Speaking of Nat and Misty, their relationship takes a turn for the worse when Misty spots a drug dealer selling Nat cocaine via her hidden camera. She races to Nat’s rescue, bursting in on her and snorting up the powder herself to stop Nat from relapsing. Of course, this act of friendship (and Misty’s version of friendship is truly bizarre) also blows her cover. Nat realizes that she’s been spying on her this whole time. Misty, of course, doesn’t see anything wrong with this privacy invasion—she’s never been one to care about that sort of thing—and leaves in a huff.
She returns to her prisoner, Jessica (Rekha Sharma) who threatens to kill her parrot if she doesn’t set her free. Misty calls her bluff, telling her that she’ll just get a new one. But when Jessica starts to wring the bird’s neck, Misty has a full blown meltdown, visibly terrifying Jessica in the process. When the bird flies free, she shouts “I didn’t mean what I said!”
Man, Christina Ricci really inhabits this role. So does Samantha Hanratty as teen Misty.
Lord Of The Yellowjackets
Teen Misty’s absence gives Coach Ben a brief respite from her clingy, creepy affections. It’s enough space for him and teen Nat (Sophie Thatcher) to have a quiet conversation in which she reveals that she knows his secret. Ben is gay—something he’s terrified of coming out (the 1990s being a much more homophobic time than the present). She asks him for some advice about Travis (who lost his nerve instead of his virginity last week) and he reassures her.
Unfortunately, Travis doesn’t have his own concerns assuaged at all. Instead, a newly hostile teen Jackie (Ella Purnell) is on a vengeance streak after reading teen Shauna’s (Sophie Nélisse) diary and discovering the truth about her boyfriend cheating on her with her best friend. This is why she announces Shauna’s pregnancy to the group and why she tells Travis that Nat slept with one of his bullies.
Jackie, it seems, would like to remedy her own virginity, and the list of candidates is pretty short. If it means breaking up Nat and Travis’s nascent romance, so be it. Jackie’s true nature is coming out now, and it’s a lot darker than we realized. I keep wondering how things go down in the winter, who leads the ring, who starts the girls on their dark path. Could it be Jackie?
Either way, this Lost meets Lord of the Flies drama remains entirely compelling, tense and provocative. The dread oozes out of every narrative pore. There are still so many mysteries to untangle. What’s up with the man with no eyes? What else has Tai done when sleepwalking? Who is behind the post cards and blackmail? What else has Misty done? Who is Adam?
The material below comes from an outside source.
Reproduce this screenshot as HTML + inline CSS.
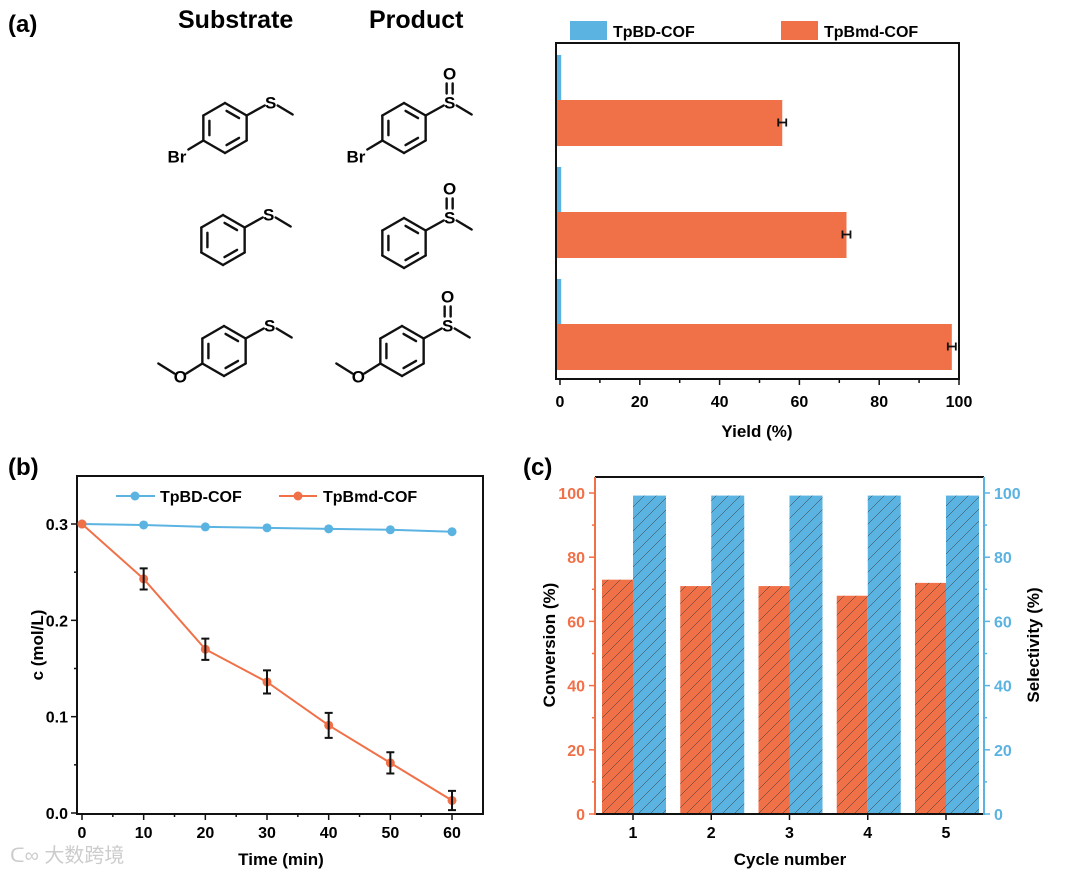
<!DOCTYPE html>
<html><head><meta charset="utf-8"><style>
body{margin:0;background:#fff;width:1080px;height:874px;overflow:hidden}
svg{position:absolute;left:0;top:0;font-family:"Liberation Sans",Arial,sans-serif}
</style></head><body>
<svg id="s" width="1080" height="874">
<defs>
<pattern id="hatch" patternUnits="userSpaceOnUse" width="12" height="12">
<path d="M-3,15 L15,-3 M-3,3 L3,-3 M9,15 L15,9" stroke="#333" stroke-width="0.5"/>
</pattern>
</defs>
<g id="chem"></g>
<g id="ga"></g>
<g id="gb"></g>
<g id="gc"></g>
</svg>
<script>
// Panel a data
const aCats=["4-bromothioanisole","thioanisole","4-methoxythioanisole"];
const aBD=[0.3,0.3,0.3];
const aBmd=[55.7,71.8,98.2];
const aErr=[1.0,1.0,1.0];
const aTicks=[0,20,40,60,80,100];
// Panel b data
const bTime=[0,10,20,30,40,50,60];
const bBD=[0.300,0.299,0.297,0.296,0.295,0.294,0.292];
const bBmd=[0.300,0.243,0.170,0.136,0.091,0.052,0.013];
const bErr=[0,0.011,0.011,0.012,0.013,0.011,0.010];
const bXTicks=[0,10,20,30,40,50,60];
const bYTicks=[0.0,0.1,0.2,0.3];
// Panel c data
const cCycles=[1,2,3,4,5];
const cConv=[73,71,71,68,72];
const cSel=[99.2,99.2,99.2,99.2,99.2];
const cTicks=[0,20,40,60,80,100];

const NS="http://www.w3.org/2000/svg";
const OR="#f07048", BL="#5bb3e2";
function mk(p,tag,at,txt){const e=document.createElementNS(NS,tag);for(const k in at)e.setAttribute(k,at[k]);if(txt!==undefined)e.textContent=txt;p.appendChild(e);return e;}
const root=document.getElementById('s');

let t;
t=mk(root,'text',{x:8,y:32,'font-size':24,'font-weight':'bold'},'(a)');


t=mk(root,'text',{x:8,y:475,'font-size':24,'font-weight':'bold'},'(b)');


t=mk(root,'text',{x:523,y:475,'font-size':24,'font-weight':'bold'},'(c)');



const chem=document.getElementById('chem');
t=mk(chem,'text',{x:178,y:28,'font-size':25,'font-weight':'bold'},'Substrate');


t=mk(chem,'text',{x:369,y:28,'font-size':25,'font-weight':'bold'},'Product');


function ln(g,x1,y1,x2,y2){mk(g,'line',{x1,y1,x2,y2,stroke:'#111','stroke-width':2.4,'stroke-linecap':'round'});}
function mol(cx,cy,para,oxide,name){
  const g=mk(chem,'g',{});
  
  
  const r=25,v=[];
  for(let i=0;i<6;i++){const a=(-90+60*i)*Math.PI/180;v.push([cx+r*Math.cos(a),cy+r*Math.sin(a)]);}
  for(let i=0;i<6;i++){const a=v[i],b=v[(i+1)%6];ln(g,a[0],a[1],b[0],b[1]);}
  [[0,1],[2,3],[4,5]].forEach(([i,j])=>{const a=v[i],b=v[j];const s=0.72,ax=cx+(a[0]-cx)*s,ay=cy+(a[1]-cy)*s,bx=cx+(b[0]-cx)*s,by=cy+(b[1]-cy)*s;const mx=(ax+bx)/2,my=(ay+by)/2;ln(g,mx+(ax-mx)*0.8,my+(ay-my)*0.8,mx+(bx-mx)*0.8,my+(by-my)*0.8);});
  const ur=v[1],sx=ur[0]+24,sy=ur[1]-13;
  ln(g,ur[0],ur[1],sx-6,sy+3);
  mk(g,'text',{x:sx,y:sy+6,'font-size':17,'font-weight':'bold','text-anchor':'middle'},'S');
  ln(g,sx+7,sy+3,sx+22,sy+12);
  if(oxide){ln(g,sx-3,sy-9,sx-3,sy-19);ln(g,sx+3,sy-9,sx+3,sy-19);mk(g,'text',{x:sx,y:sy-23,'font-size':17,'font-weight':'bold','text-anchor':'middle'},'O');}
  const ll=v[4];
  if(para==='Br'){ln(g,ll[0],ll[1],ll[0]-15,ll[1]+9);mk(g,'text',{x:ll[0]-17,y:ll[1]+22,'font-size':17,'font-weight':'bold','text-anchor':'end'},'Br');}
  if(para==='OMe'){const ox=ll[0]-22,oy=ll[1]+13;ln(g,ll[0],ll[1],ox+6,oy-3);mk(g,'text',{x:ox,y:oy+6,'font-size':17,'font-weight':'bold','text-anchor':'middle'},'O');ln(g,ox-6,oy-3,ox-22,oy-13);}
}
mol(225,128,'Br',false,'substrate-1');mol(404,128,'Br',true,'product-1');
mol(223,240,null,false,'substrate-2');mol(404,243,null,true,'product-2');
mol(224,351,'OMe',false,'substrate-3');mol(402,351,'OMe',true,'product-3');

(function(){
const g=document.getElementById('ga');
const X=v=>560+v*3.99;
const gTop=[55,167,279];const bh=45;
mk(g,'rect',{x:570,y:21,width:37,height:19,fill:BL});
t=mk(g,'text',{x:613,y:37,'font-size':16,'font-weight':'bold'},'TpBD-COF');


mk(g,'rect',{x:781,y:21,width:37,height:19,fill:OR});
t=mk(g,'text',{x:824,y:37,'font-size':16,'font-weight':'bold'},'TpBmd-COF');


aCats.forEach((c,i)=>{
  let r=mk(g,'rect',{x:556,y:gTop[i],width:X(aBD[i])-556,height:bh,fill:BL});
  
  
  r=mk(g,'rect',{x:556,y:gTop[i]+bh,width:X(aBmd[i])-556,height:bh+1,fill:OR});
  
  
  const cy=gTop[i]+bh+bh/2,x1=X(aBmd[i]-aErr[i]),x2=X(aBmd[i]+aErr[i]);
  mk(g,'path',{d:`M${x1},${cy-4}V${cy+4}M${x1},${cy}H${x2}M${x2},${cy-4}V${cy+4}`,stroke:'#111','stroke-width':1.8,fill:'none'});
});
mk(g,'rect',{x:556,y:43,width:403,height:336,fill:'none',stroke:'#111','stroke-width':2});
for(let v=0;v<=100;v+=10){mk(g,'line',{x1:X(v),y1:379,x2:X(v),y2:v%20?383:385,stroke:'#111','stroke-width':1.5});}
aTicks.forEach(v=>{mk(g,'text',{x:X(v),y:407,'font-size':16,'font-weight':'bold','text-anchor':'middle'},v);});
t=mk(g,'text',{x:757,y:437,'font-size':17,'font-weight':'bold','text-anchor':'middle'},'Yield (%)');


})();

(function(){
const g=document.getElementById('gb');
const X=v=>82+v*6.167, Y=v=>813-v*963.3;
mk(g,'rect',{x:77,y:476,width:406,height:338,fill:'none',stroke:'#111','stroke-width':2});
bXTicks.forEach(v=>{mk(g,'line',{x1:X(v),y1:814,x2:X(v),y2:820,stroke:'#111','stroke-width':1.5});mk(g,'text',{x:X(v),y:838,'font-size':16,'font-weight':'bold','text-anchor':'middle'},v);});
for(let v=5;v<60;v+=10)mk(g,'line',{x1:X(v),y1:814,x2:X(v),y2:817,stroke:'#111','stroke-width':1.5});
bYTicks.forEach(v=>{mk(g,'line',{x1:77,y1:Y(v),x2:71,y2:Y(v),stroke:'#111','stroke-width':1.5});mk(g,'text',{x:68,y:Y(v)+6,'font-size':16,'font-weight':'bold','text-anchor':'end'},v.toFixed(1));});
[0.05,0.15,0.25].forEach(v=>mk(g,'line',{x1:77,y1:Y(v),x2:74,y2:Y(v),stroke:'#111','stroke-width':1.5}));
let p=mk(g,'polyline',{points:bTime.map((x,i)=>X(x)+','+Y(bBD[i])).join(' '),fill:'none',stroke:BL,'stroke-width':2});


p=mk(g,'polyline',{points:bTime.map((x,i)=>X(x)+','+Y(bBmd[i])).join(' '),fill:'none',stroke:OR,'stroke-width':2});


bTime.forEach((x,i)=>{
  let c=mk(g,'circle',{cx:X(x),cy:Y(bBD[i]),r:4.5,fill:BL});
  
  
  c=mk(g,'circle',{cx:X(x),cy:Y(bBmd[i]),r:4.5,fill:OR});
  
  
  if(bErr[i]>0){const y1=Y(bBmd[i]+bErr[i]),y2=Y(bBmd[i]-bErr[i]),cx=X(x);
  mk(g,'path',{d:`M${cx-4},${y1}H${cx+4}M${cx},${y1}V${y2}M${cx-4},${y2}H${cx+4}`,stroke:'#111','stroke-width':2,fill:'none'});}
});
mk(g,'line',{x1:116,y1:496,x2:155,y2:496,stroke:BL,'stroke-width':2});mk(g,'circle',{cx:135,cy:496,r:4.5,fill:BL});
t=mk(g,'text',{x:160,y:502,'font-size':16,'font-weight':'bold'},'TpBD-COF');


mk(g,'line',{x1:279,y1:496,x2:317,y2:496,stroke:OR,'stroke-width':2});mk(g,'circle',{cx:298,cy:496,r:4.5,fill:OR});
t=mk(g,'text',{x:323,y:502,'font-size':16,'font-weight':'bold'},'TpBmd-COF');


t=mk(g,'text',{x:281,y:865,'font-size':17,'font-weight':'bold','text-anchor':'middle'},'Time (min)');


t=mk(g,'text',{x:0,y:0,'font-size':17,'font-weight':'bold','text-anchor':'middle',transform:'translate(43,645) rotate(-90)'},'c (mol/L)');


t=mk(g,'text',{x:10,y:862,'font-size':20,fill:'#ccc','font-family':'"Liberation Sans","Noto Sans CJK SC",sans-serif'},'ᑕ∞ 大数跨境');


})();

(function(){
const g=document.getElementById('gc');
const X=c=>633+(c-1)*78.25, Y=v=>814-v*3.21;
cCycles.forEach((c,i)=>{
  let r=mk(g,'rect',{x:X(c)-31,y:Y(cConv[i]),width:31,height:814-Y(cConv[i]),fill:OR});
  
  
  mk(g,'rect',{x:X(c)-31,y:Y(cConv[i]),width:31,height:814-Y(cConv[i]),fill:'url(#hatch)'});
  r=mk(g,'rect',{x:X(c),y:Y(cSel[i]),width:33,height:814-Y(cSel[i]),fill:BL});
  
  
  mk(g,'rect',{x:X(c),y:Y(cSel[i]),width:33,height:814-Y(cSel[i]),fill:'url(#hatch)'});
  mk(g,'line',{x1:X(c),y1:814,x2:X(c),y2:820,stroke:'#111','stroke-width':1.5});
  mk(g,'text',{x:X(c),y:838,'font-size':16,'font-weight':'bold','text-anchor':'middle'},c);
});
mk(g,'line',{x1:595,y1:477,x2:984,y2:477,stroke:'#111','stroke-width':2});
mk(g,'line',{x1:595,y1:814,x2:984,y2:814,stroke:'#111','stroke-width':2});
mk(g,'line',{x1:595,y1:477,x2:595,y2:815,stroke:OR,'stroke-width':2});
mk(g,'line',{x1:984,y1:477,x2:984,y2:815,stroke:BL,'stroke-width':2});
cTicks.forEach(v=>{
  mk(g,'line',{x1:595,y1:Y(v),x2:589,y2:Y(v),stroke:OR,'stroke-width':1.5});
  mk(g,'text',{x:585,y:Y(v)+6,'font-size':16,'font-weight':'bold','text-anchor':'end',fill:OR},v);
  mk(g,'line',{x1:984,y1:Y(v),x2:990,y2:Y(v),stroke:BL,'stroke-width':1.5});
  mk(g,'text',{x:994,y:Y(v)+6,'font-size':16,'font-weight':'bold',fill:BL},v);
});
for(let v=10;v<100;v+=20){mk(g,'line',{x1:595,y1:Y(v),x2:592,y2:Y(v),stroke:OR,'stroke-width':1.5});mk(g,'line',{x1:984,y1:Y(v),x2:987,y2:Y(v),stroke:BL,'stroke-width':1.5});}
t=mk(g,'text',{x:790,y:865,'font-size':17,'font-weight':'bold','text-anchor':'middle'},'Cycle number');


t=mk(g,'text',{x:0,y:0,'font-size':17,'font-weight':'bold','text-anchor':'middle',transform:'translate(555,645) rotate(-90)'},'Conversion (%)');


t=mk(g,'text',{x:0,y:0,'font-size':17,'font-weight':'bold','text-anchor':'middle',transform:'translate(1039,645) rotate(-90)'},'Selectivity (%)');


})();
</script>
</body></html>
Yellowjackets does a great job making us want to know more, dangling clues and misdirection in equal measure. It’s fun. It’s nothing like Westworld but I’m enjoying it for a lot of the same reasons.
Scattered thoughts:
- What if Adam didn’t leave the glitter on the carpet? What if it was Shauna’s husband, Jeff? We know he’s not trustworthy (not that she is, either) but could it be more than just an affair? This could mean that Adam is just . . . actually a guy who likes Shauna and nothing more. Misdirection. (Or they’re working together).
- Then again, what if Adam Martin is actually . . . Adam Martinez? Could he be a secret half-brother of Travis’s? But then why go to Shauna instead of Nat directly?
- Nat is ruthless. Blackmailing her old NA sponsor to get Travis’s bank records is stone cold. Juliette Lewis is perfect in this role. That moment she sees the coke on the floor, oh my. The whole cast is terrific.